Friday 3 August 2012

Queen Anne, Copyright and Illegal Numbers

I have spent a lot of time as a web scientist and open access advocate considering the role of copyright in the web, where by "considering" I mean "banging my head against a wall" and by "role" I mean "trump card for the intellectually bankrupt but politically powerful".

Three hundred years ago, the English crown invented a new kind of property which it declared to exist in the written expression of ideas, and which it granted directly to the individuals who created those written texts. Copyright declares that anyone who creates a new piece of written text becomes the only person who has the right to make a copy of that text. Publishing a text or CD used to require that the creator made (printed or burned) as many copies as were necessary and readers simply acquired a pre-copied item. In the Web, the creator makes available a single item (on their web server's disk) and then to read the page the readers have to make their own copies using their own computers' browsers.

The Web has created a new kind of user experience and raised all kinds of expectations that are not compatible with the idea of copyright; different people would like to reconcile these differences by either changing the Web or changing the notion of copyright.

Copyright controls the expression of ideas; it stops one person stealing and using using another person's work, but not stopping them using their ideas. However, now these ideas are expressed digitally, there is more at stake than a piece of text.

Copyright doesn't just apply to novels or articles; it has been argued that it applies to very much shorter forms of communication such as emails and tweets. All of these things are stored as documents or files on a computer; they are sequences of bytes that have to be interpreted according to some coding scheme (e.g. ASCII, Unicode, plain text, HTML or Word). 

Imagine the tweet "I am a pink hotdog". It is brief, but as far as Google is concerned it is original and has never been written before in any other document, and asserting my own copyright would seem to be justified. When I save it in a file on disk, I can use the od command to either show it as a string of characters, or a very long number (in hexadecimal format). I can then translate that hexadecimal number into a more usual decimal format.

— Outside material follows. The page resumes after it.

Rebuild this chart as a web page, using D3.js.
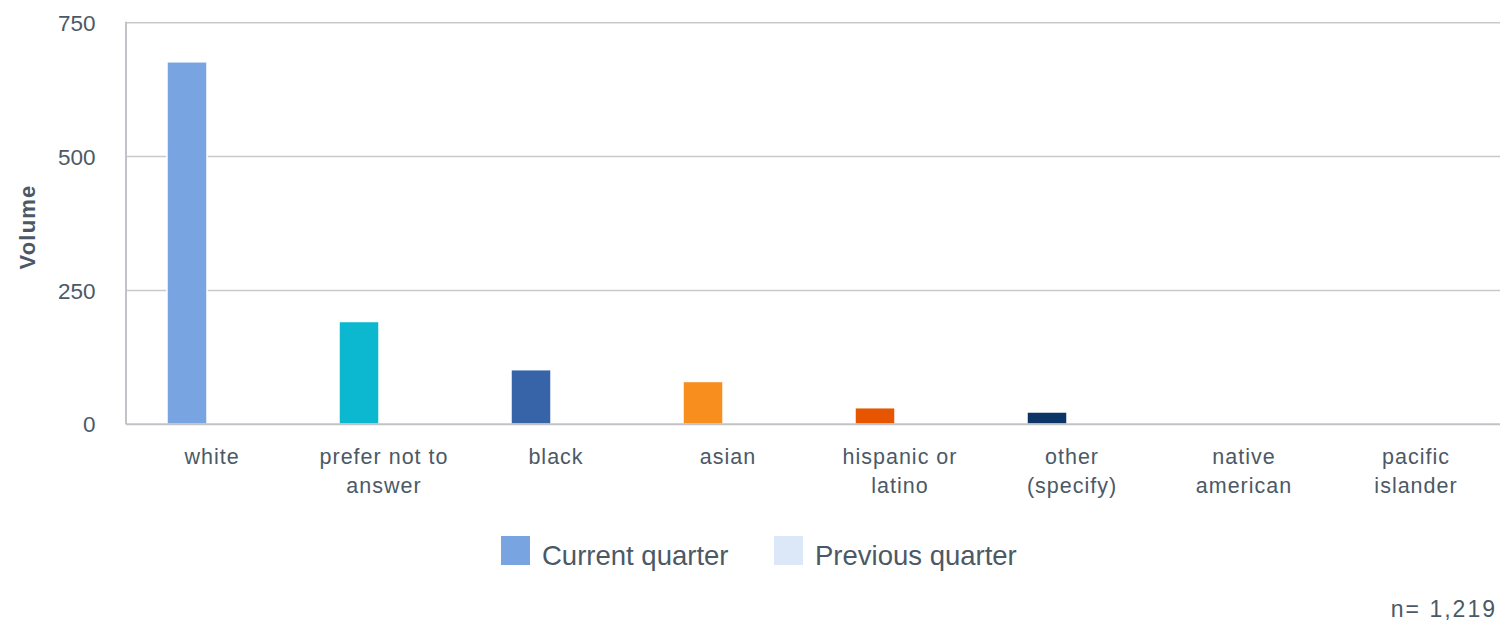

textI   a m   a   p i n k   h o t d o g
hexadecimal4920616d20612070696e6b20686f74646f67
decimal6,370,215,410,492,649,031,668,884,346,259,210,575,834,983


As far as the computer is concerned, the very long number and the stream of characters are equivalent data. If the law says that no-one else is allowed to reproduce these characters, it is the same as saying that no-one else is allowed to reproduce this number. If these words are not allowed to be stored in a computer system as a document, then this number is not allowed to be stored in a computer system as the output of a calculation. In other words, copyright not only assigns property in the expression of ideas, it also assigns property in the use of numbers. Effectively, once you write down an (admittedly large) number, it becomes illegal for anyone else to use it until 70 years after you die.


I doubt that Queen Anne foresaw this outcome when she created legislation "for the encouragement of learning". I'll leave it as an exercise for my students to work out how many illegal numbers there are, and how much of which range of numbers they infest. See Wikipedia for other examples of illegal numbers.